Bunda Maria Berbalut Jawa: Perpaduan Harmoni dalam Kanvas

Bayangkan Bunda Maria, sosok sentral dalam agama Katolik, hadir dalam balutan kebaya merah menyala, kain jarik coklat lembut, dan kerudung putih anggun.

Bukan gaun biru klasik atau jubah keemasan, melainkan kebaya kutu baru, busana tradisional perempuan Jawa yang sarat makna. Lukisan karya F. Sigit Santoso ini adalah representasi visual yang berani dan inovatif, sebuah akulturasi budaya yang memukau.

Bunda Maria dalam “Siti Maryam” tidak digambarkan di gua Betlehem atau bukit Golgota, melainkan berdiri anggun di tengah serumpun melati putih merekah.

Tangan terentang, telapak tangan menghadap langit, seolah menyambut rahmat dan menebarkan kasih. Di atas kepalanya, lingkaran halo keemasan memancar, simbol keilahian yang tak lekang oleh waktu, namun kini berpadu harmonis dengan busana Jawa yang membumi.

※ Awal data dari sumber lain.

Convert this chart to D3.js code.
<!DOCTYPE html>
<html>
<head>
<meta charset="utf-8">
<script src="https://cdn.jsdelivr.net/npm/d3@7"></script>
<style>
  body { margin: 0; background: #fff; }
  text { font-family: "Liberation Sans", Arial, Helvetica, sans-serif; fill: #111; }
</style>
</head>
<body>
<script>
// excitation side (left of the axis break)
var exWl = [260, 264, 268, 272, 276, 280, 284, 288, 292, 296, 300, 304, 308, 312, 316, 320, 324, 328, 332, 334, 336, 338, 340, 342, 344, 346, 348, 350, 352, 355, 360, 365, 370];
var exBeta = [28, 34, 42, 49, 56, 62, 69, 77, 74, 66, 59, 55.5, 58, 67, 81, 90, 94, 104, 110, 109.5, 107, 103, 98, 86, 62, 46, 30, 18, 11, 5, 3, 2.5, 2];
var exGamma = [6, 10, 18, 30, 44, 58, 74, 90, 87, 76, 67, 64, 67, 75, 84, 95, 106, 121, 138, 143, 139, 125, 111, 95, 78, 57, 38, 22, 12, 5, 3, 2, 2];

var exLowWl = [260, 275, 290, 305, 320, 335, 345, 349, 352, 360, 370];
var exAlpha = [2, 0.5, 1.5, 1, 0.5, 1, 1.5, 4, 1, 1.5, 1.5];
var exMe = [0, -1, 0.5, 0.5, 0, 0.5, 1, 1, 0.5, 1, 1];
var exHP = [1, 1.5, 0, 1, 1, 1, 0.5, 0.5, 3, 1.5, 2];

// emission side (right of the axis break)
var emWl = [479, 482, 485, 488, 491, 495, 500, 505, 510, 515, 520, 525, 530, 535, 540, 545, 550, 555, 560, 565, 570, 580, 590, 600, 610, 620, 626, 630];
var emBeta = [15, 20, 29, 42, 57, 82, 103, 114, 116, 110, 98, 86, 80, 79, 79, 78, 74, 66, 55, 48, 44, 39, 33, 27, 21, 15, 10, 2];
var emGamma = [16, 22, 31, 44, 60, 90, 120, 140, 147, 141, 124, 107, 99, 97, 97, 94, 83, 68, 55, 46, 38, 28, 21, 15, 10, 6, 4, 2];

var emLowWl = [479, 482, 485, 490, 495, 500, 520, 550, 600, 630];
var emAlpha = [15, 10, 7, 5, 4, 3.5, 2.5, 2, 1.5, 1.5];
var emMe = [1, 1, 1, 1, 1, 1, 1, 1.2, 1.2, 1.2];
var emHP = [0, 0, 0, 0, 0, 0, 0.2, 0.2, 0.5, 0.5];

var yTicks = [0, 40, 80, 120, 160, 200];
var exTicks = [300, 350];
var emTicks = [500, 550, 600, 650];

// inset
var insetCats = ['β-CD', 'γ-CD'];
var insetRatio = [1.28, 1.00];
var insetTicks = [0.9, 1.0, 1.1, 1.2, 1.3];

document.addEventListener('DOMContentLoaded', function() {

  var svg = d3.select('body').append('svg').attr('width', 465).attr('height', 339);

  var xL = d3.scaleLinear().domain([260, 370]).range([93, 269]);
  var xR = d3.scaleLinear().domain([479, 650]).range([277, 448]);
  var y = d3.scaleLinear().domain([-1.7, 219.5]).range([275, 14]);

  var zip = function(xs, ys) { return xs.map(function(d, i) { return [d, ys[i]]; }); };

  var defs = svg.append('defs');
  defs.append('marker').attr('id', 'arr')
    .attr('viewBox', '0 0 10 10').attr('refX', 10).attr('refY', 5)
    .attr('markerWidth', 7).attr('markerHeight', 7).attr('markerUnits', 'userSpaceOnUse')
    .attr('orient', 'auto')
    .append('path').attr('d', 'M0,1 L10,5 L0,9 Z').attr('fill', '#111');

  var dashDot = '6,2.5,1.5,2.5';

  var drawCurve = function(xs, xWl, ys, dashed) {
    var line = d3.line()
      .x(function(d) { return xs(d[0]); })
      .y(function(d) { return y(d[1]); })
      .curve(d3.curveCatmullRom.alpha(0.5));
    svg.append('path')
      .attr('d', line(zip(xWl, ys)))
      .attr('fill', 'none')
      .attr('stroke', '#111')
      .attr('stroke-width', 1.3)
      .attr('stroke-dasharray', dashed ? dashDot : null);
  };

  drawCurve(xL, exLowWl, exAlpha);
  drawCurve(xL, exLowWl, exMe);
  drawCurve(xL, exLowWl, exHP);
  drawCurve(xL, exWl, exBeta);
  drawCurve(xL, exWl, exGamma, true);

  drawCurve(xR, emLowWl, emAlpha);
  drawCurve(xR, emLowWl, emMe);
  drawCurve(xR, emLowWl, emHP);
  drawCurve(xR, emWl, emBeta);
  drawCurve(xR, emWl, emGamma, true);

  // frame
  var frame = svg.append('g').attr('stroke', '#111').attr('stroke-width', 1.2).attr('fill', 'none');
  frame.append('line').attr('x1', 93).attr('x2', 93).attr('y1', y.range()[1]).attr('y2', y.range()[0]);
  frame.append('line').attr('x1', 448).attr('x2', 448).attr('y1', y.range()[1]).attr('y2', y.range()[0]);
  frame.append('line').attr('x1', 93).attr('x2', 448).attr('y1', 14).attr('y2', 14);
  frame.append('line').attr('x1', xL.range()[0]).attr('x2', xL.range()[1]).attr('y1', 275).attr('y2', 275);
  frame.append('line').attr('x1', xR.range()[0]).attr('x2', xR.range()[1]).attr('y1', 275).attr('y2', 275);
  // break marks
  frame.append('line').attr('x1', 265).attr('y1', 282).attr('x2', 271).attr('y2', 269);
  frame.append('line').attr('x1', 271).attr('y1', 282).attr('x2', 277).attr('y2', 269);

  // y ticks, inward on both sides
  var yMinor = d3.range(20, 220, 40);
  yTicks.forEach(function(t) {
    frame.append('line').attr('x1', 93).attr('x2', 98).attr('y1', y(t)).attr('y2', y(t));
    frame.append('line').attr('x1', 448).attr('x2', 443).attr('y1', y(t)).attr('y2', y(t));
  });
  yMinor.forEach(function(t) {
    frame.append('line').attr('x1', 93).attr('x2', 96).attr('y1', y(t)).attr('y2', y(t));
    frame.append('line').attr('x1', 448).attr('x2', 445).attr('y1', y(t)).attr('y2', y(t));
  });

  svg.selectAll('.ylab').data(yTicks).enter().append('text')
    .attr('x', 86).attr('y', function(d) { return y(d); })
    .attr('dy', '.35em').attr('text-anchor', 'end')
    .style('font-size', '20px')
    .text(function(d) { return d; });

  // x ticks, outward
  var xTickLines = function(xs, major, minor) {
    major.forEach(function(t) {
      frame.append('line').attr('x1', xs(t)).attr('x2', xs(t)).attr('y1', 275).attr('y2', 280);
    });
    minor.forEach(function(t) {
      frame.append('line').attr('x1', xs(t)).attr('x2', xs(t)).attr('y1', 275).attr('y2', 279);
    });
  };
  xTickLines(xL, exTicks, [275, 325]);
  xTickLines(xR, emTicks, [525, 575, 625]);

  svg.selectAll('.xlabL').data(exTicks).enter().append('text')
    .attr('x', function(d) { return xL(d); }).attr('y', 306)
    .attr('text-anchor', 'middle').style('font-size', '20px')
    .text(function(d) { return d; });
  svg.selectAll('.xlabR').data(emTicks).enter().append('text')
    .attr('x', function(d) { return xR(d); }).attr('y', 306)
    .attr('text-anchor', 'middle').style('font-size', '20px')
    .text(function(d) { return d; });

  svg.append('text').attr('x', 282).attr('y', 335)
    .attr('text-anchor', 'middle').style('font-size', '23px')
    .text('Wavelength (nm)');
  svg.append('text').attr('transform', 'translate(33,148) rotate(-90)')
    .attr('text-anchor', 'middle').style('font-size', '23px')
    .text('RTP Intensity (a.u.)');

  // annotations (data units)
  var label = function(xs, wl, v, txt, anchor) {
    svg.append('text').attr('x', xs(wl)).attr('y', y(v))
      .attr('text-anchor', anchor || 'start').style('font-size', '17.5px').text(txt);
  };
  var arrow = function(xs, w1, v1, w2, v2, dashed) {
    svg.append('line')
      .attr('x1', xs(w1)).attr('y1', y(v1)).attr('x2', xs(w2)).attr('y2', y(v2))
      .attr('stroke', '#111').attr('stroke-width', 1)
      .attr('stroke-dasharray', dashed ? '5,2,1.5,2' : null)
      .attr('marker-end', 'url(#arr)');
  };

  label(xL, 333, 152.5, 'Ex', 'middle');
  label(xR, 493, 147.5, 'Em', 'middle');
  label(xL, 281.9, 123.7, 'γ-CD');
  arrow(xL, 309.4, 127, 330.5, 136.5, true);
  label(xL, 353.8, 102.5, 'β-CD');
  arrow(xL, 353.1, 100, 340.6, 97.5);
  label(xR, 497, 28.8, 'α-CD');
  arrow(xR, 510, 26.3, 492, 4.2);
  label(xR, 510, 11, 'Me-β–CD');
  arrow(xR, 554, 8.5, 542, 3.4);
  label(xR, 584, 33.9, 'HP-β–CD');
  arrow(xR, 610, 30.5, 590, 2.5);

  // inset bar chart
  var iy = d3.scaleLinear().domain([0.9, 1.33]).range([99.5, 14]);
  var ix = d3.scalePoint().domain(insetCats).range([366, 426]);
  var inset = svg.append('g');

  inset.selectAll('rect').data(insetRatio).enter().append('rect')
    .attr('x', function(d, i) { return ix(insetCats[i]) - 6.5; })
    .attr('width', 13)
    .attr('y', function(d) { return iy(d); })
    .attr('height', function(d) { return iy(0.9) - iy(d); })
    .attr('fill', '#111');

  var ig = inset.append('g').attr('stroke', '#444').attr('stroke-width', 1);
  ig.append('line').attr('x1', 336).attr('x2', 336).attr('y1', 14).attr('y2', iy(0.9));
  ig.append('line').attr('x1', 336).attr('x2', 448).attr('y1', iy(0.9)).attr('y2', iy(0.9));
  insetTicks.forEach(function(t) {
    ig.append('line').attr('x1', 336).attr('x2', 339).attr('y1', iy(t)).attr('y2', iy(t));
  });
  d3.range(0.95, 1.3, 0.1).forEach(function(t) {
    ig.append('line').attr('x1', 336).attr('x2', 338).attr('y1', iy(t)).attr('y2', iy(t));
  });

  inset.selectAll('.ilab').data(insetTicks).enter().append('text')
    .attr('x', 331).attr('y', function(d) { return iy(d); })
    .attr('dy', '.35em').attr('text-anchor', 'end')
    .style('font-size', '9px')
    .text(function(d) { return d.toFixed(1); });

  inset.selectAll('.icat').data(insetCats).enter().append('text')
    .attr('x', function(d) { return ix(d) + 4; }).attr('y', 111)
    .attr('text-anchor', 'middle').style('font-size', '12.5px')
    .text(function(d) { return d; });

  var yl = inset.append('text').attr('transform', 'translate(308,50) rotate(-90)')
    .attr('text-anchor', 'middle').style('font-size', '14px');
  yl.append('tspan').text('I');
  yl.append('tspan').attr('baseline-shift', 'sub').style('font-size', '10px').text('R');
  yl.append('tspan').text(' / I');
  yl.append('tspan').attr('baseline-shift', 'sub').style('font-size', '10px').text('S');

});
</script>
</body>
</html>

Sentuhan Kuas Kilat, Makna Mendalam Terukir

Di balik keindahan visual Siti Maryam, tersimpan kisah proses kreatif yang tergesa namun penuh perhitungan. F. Sigit Santoso, pelukis kelahiran Ngawi yang menetap di Yogyakarta, mengakui bahwa pesanan lukisan ini datang mendadak, dengan tenggat waktu yang singkat—kurang dari dua minggu.

“Karya mendadak, tanpa persiapan juga,” ungkap Sigit melalui sambungan telepon dikutip dari kompas.com.

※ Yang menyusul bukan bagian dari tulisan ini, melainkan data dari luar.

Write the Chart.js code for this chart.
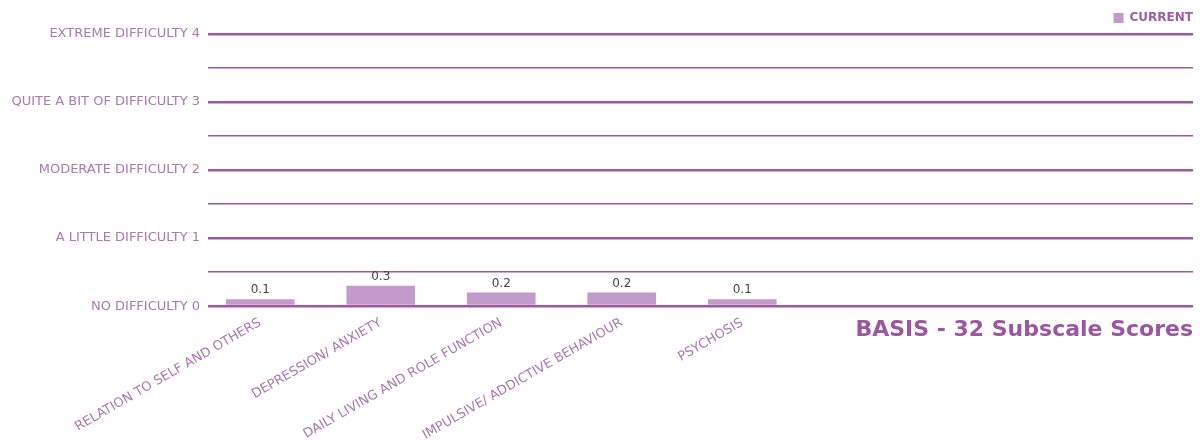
<!DOCTYPE html>
<html lang="en">
<head>
  <meta charset="UTF-8" />
  <title>BASIS - 32 Subscale Scores</title>
  <!-- Chart.js -->
  <script src="https://cdn.jsdelivr.net/npm/chart.js"></script>
  <style>
    html, body { margin: 0; padding: 0; background: #fff; }
    #wrap { position: relative; width: 1200px; height: 444px; }
  </style>
</head>
<body>
  <div id="wrap"><canvas id="subscaleChart"></canvas></div>

  <script>
    // data
    const categories = [
      "RELATION TO SELF AND OTHERS",
      "DEPRESSION/ ANXIETY",
      "DAILY LIVING AND ROLE FUNCTION",
      "IMPULSIVE/ ADDICTIVE BEHAVIOUR",
      "PSYCHOSIS",
      "", "", ""
    ];
    const currentScores = [0.1, 0.3, 0.2, 0.2, 0.1, null, null, null];
    const levelLabels = [
      "NO DIFFICULTY 0",
      "A LITTLE DIFFICULTY 1",
      "MODERATE DIFFICULTY 2",
      "QUITE A BIT OF DIFFICULTY 3",
      "EXTREME DIFFICULTY 4"
    ];
    const chartTitle = "BASIS - 32 Subscale Scores";

    const purple = "#9d58a2";
    const labelPurple = "#a878b2";
    const barPurple = "#c29bcb";
    const fontFamily = "'DejaVu Sans', sans-serif";

    // the category axis sits a bit left of the gridlines in the original,
    // and the legend hugs the right edge
    const layoutTweaks = {
      id: "layoutTweaks",
      afterLayout(chart) {
        const x = chart.scales.x;
        x.left = 200;
        x.right = 1164;
        x.width = x.right - x.left;
        x.configure();
        chart.legend.left += 10;
        chart.legend.right += 10;
      }
    };

    // value labels above bars + title under the axis
    const extrasPlugin = {
      id: "extras",
      afterDatasetsDraw(chart) {
        const ctx = chart.ctx;
        const meta = chart.getDatasetMeta(0);
        ctx.save();
        ctx.font = "12px " + fontFamily;
        ctx.fillStyle = "#444";
        ctx.textAlign = "center";
        ctx.textBaseline = "bottom";
        meta.data.forEach((bar, i) => {
          const v = currentScores[i];
          if (v === null) return;
          ctx.fillText(v.toFixed(1), bar.x, bar.y - 3);
        });
        ctx.font = "bold 22px " + fontFamily;
        ctx.fillStyle = "#9c55a0";
        ctx.textAlign = "right";
        ctx.textBaseline = "top";
        ctx.fillText(chartTitle, chart.chartArea.right, chart.chartArea.bottom + 13);
        ctx.restore();
      }
    };

    new Chart(document.getElementById("subscaleChart"), {
      type: "bar",
      data: {
        labels: categories,
        datasets: [{
          label: "CURRENT",
          data: currentScores,
          backgroundColor: barPurple,
          borderWidth: 0,
          barPercentage: 0.6,
          categoryPercentage: 0.95
        }]
      },
      options: {
        responsive: true,
        maintainAspectRatio: false,
        animation: false,
        layout: { padding: { left: 0, right: 7, top: 2, bottom: 0 } },
        plugins: {
          legend: {
            position: "top",
            align: "end",
            labels: {
              boxWidth: 10,
              boxHeight: 10,
              color: "#9a5fa4",
              font: { family: fontFamily, size: 12, weight: "bold" },
              padding: 10
            }
          },
          tooltip: { enabled: false }
        },
        scales: {
          y: {
            min: 0,
            max: 4,
            afterFit(scale) { scale.width = 208; },
            border: { display: false },
            grid: {
              drawTicks: false,
              color: purple,
              lineWidth: (c) => (Number.isInteger(c.tick.value) ? 2.6 : 1.4)
            },
            ticks: {
              stepSize: 0.5,
              padding: 8,
              color: labelPurple,
              font: { family: fontFamily, size: 13 },
              callback: (v) => (Number.isInteger(v) ? levelLabels[v] : "")
            }
          },
          x: {
            border: { display: false },
            grid: { display: false },
            ticks: {
              minRotation: 30,
              maxRotation: 30,
              autoSkip: false,
              padding: 1,
              color: labelPurple,
              font: { family: fontFamily, size: 13 }
            }
          }
        }
      },
      plugins: [layoutTweaks, extrasPlugin]
    });
  </script>
</body>
</html>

Sebagai pelukis realis yang terbiasa dengan cat minyak dan kanvas, tantangan waktu ini cukup menguji adrenalinnya. Namun, panggilan tugas dan kehormatan untuk mempersembahkan karya bagi tokoh dunia, memacunya untuk bekerja cepat dan cerdas.

Sigit tidak hanya sekadar melukis sosok Bunda Maria. Ia meriset, merenungkan, dan mencari inspirasi dari berbagai sumber, termasuk lukisan Bunda Maria Jawa karya Basoeki Abdullah. Namun, ia menegaskan bahwa Siti Maryam memiliki identitasnya sendiri, dengan sentuhan khas Sigit Santoso yang tak mungkin tertukar.

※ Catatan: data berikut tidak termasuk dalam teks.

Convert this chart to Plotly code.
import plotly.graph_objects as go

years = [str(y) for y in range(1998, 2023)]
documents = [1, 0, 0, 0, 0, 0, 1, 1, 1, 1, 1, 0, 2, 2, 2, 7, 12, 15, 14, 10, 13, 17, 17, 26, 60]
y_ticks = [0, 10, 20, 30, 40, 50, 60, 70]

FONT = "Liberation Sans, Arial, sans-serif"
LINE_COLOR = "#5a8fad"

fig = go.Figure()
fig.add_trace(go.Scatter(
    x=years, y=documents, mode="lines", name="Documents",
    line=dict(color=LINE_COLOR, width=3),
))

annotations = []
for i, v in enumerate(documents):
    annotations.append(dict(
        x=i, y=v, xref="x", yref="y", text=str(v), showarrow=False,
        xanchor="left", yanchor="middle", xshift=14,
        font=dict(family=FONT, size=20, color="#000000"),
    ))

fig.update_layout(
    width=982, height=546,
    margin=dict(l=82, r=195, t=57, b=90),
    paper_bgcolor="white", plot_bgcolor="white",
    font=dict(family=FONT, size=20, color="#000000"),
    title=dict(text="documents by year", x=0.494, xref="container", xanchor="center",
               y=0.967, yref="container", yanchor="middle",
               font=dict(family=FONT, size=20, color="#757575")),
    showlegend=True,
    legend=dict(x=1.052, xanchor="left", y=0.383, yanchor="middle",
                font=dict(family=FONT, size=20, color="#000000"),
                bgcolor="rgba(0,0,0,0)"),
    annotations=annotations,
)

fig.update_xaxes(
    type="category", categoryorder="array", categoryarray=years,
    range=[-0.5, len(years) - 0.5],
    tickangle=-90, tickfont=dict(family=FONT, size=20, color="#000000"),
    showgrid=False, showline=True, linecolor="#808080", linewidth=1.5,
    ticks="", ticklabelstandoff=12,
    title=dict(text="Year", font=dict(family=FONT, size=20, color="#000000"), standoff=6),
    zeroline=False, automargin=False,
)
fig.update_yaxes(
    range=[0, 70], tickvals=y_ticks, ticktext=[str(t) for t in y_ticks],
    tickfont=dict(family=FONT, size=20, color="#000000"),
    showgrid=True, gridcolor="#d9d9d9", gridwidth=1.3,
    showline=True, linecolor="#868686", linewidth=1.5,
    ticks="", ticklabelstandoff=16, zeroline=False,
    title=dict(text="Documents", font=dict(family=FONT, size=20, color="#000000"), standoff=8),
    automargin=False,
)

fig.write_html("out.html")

Simbolisme “Gulo Klopo” dan Kuntum Melati

Kebaya merah dan kerudung putih, bagi Sigit, adalah representasi “gulo klopo”—manis dan gurih, merah dan putih, keberanian dan kesucian. Kerudung putih, yang terinspirasi dari penutup kepala muslimah dan suster zaman dulu, menjadi simbol akulturasi yang halus, jauh dari kesan tertutup atau eksklusif. Kebaya kutu baru, busana Jawa klasik, semakin memperkuat identitas keindonesiaan lukisan ini.

Awalnya, Sigit ingin menggunakan motif parang pada kain jarik Bunda Maria. Namun, Megawati menginginkan sesuatu yang lebih lembut, yang merepresentasikan cinta kasih, bukan perlawanan.

Maka, motif parang yang bernuansa perang diganti dengan truntum kontemporer, corak yang melambangkan cinta yang tumbuh tak henti, perlindungan, dan kasih sayang.

Simbol ular di bawah kaki Bunda Maria pun dihilangkan, diganti dengan kuntum-kuntum melati. Melati, bunga khas Indonesia, simbol penghormatan kepada perempuan, lambang kesucian, dan aroma nusantara yang memikat.

Perubahan ini semakin mempertegas pesan utama lukisan: cinta kasih universal yang melampaui batas budaya dan agama.

Siti Maryam: Pesan Cinta dari Indonesia untuk Dunia

Judul Siti Maryam dipilih Sigit sebagai penghormatan terhadap akar budaya Jawa. “Maria Jawa ya harus pakai imbuhan Siti,” ujarnya singkat.

Lebih dari sekadar nama, Siti Maryam adalah identitas, penanda bahwa lukisan ini lahir dari rahim budaya Indonesia, dipersembahkan dengan cinta dan harapan untuk dunia.

Hadiah lukisan Siti Maryam bukan sekadar seremoni diplomasi. Ia adalah simbol persahabatan, jembatan dialog antarbudaya, dan pesan universal tentang cinta kasih dan perdamaian.

Di Vatikan, di hadapan Paus Fransiskus, kebaya merah Siti Maryam berkisah tentang Indonesia yang beragam, yang menghargai perbedaan, dan yang menjunjung tinggi nilai-nilai kemanusiaan. Sebuah hadiah dari Timur, yang diharapkan dapat menyentuh hati dan menginspirasi dunia.